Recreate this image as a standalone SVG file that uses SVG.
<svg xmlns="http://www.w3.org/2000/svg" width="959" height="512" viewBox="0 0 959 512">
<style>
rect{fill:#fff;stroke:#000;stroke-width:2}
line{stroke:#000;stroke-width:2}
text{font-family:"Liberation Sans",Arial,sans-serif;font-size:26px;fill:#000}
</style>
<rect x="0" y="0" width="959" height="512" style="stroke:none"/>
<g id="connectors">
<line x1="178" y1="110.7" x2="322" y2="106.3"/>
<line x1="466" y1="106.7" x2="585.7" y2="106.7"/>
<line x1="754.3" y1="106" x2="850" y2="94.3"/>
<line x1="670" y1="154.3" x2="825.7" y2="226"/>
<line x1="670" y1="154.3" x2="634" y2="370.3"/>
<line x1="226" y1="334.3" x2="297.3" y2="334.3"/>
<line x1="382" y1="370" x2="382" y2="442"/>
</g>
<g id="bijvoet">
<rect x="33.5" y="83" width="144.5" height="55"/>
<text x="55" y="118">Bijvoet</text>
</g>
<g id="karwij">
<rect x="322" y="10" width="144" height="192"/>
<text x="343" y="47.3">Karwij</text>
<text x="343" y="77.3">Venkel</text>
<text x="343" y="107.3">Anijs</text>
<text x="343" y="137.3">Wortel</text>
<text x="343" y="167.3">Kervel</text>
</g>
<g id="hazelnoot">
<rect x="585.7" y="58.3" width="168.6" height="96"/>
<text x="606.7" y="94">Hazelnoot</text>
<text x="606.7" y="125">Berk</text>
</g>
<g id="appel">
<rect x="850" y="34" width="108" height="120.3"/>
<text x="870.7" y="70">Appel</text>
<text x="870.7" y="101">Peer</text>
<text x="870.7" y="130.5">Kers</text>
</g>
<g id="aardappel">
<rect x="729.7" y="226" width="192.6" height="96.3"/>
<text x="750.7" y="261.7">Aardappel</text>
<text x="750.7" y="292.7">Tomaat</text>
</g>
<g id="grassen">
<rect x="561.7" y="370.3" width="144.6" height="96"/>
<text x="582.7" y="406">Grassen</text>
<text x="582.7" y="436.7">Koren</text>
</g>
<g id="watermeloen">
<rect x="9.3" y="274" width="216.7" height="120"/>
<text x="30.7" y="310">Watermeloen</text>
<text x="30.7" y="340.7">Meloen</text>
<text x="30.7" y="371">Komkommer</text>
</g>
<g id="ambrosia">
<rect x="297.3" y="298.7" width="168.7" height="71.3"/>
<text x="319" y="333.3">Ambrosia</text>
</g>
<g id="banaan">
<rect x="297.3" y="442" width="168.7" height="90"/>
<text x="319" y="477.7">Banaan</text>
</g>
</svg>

━━━

■ Work to do
Output the full listing without altering anything.

■ Expected answer
Recreate this image as a standalone SVG file that uses SVG.
<svg xmlns="http://www.w3.org/2000/svg" width="959" height="512" viewBox="0 0 959 512">
<style>
rect{fill:#fff;stroke:#000;stroke-width:2}
line{stroke:#000;stroke-width:2}
text{font-family:"Liberation Sans",Arial,sans-serif;font-size:26px;fill:#000}
</style>
<rect x="0" y="0" width="959" height="512" style="stroke:none"/>
<g id="connectors">
<line x1="178" y1="110.7" x2="322" y2="106.3"/>
<line x1="466" y1="106.7" x2="585.7" y2="106.7"/>
<line x1="754.3" y1="106" x2="850" y2="94.3"/>
<line x1="670" y1="154.3" x2="825.7" y2="226"/>
<line x1="670" y1="154.3" x2="634" y2="370.3"/>
<line x1="226" y1="334.3" x2="297.3" y2="334.3"/>
<line x1="382" y1="370" x2="382" y2="442"/>
</g>
<g id="bijvoet">
<rect x="33.5" y="83" width="144.5" height="55"/>
<text x="55" y="118">Bijvoet</text>
</g>
<g id="karwij">
<rect x="322" y="10" width="144" height="192"/>
<text x="343" y="47.3">Karwij</text>
<text x="343" y="77.3">Venkel</text>
<text x="343" y="107.3">Anijs</text>
<text x="343" y="137.3">Wortel</text>
<text x="343" y="167.3">Kervel</text>
</g>
<g id="hazelnoot">
<rect x="585.7" y="58.3" width="168.6" height="96"/>
<text x="606.7" y="94">Hazelnoot</text>
<text x="606.7" y="125">Berk</text>
</g>
<g id="appel">
<rect x="850" y="34" width="108" height="120.3"/>
<text x="870.7" y="70">Appel</text>
<text x="870.7" y="101">Peer</text>
<text x="870.7" y="130.5">Kers</text>
</g>
<g id="aardappel">
<rect x="729.7" y="226" width="192.6" height="96.3"/>
<text x="750.7" y="261.7">Aardappel</text>
<text x="750.7" y="292.7">Tomaat</text>
</g>
<g id="grassen">
<rect x="561.7" y="370.3" width="144.6" height="96"/>
<text x="582.7" y="406">Grassen</text>
<text x="582.7" y="436.7">Koren</text>
</g>
<g id="watermeloen">
<rect x="9.3" y="274" width="216.7" height="120"/>
<text x="30.7" y="310">Watermeloen</text>
<text x="30.7" y="340.7">Meloen</text>
<text x="30.7" y="371">Komkommer</text>
</g>
<g id="ambrosia">
<rect x="297.3" y="298.7" width="168.7" height="71.3"/>
<text x="319" y="333.3">Ambrosia</text>
</g>
<g id="banaan">
<rect x="297.3" y="442" width="168.7" height="90"/>
<text x="319" y="477.7">Banaan</text>
</g>
</svg>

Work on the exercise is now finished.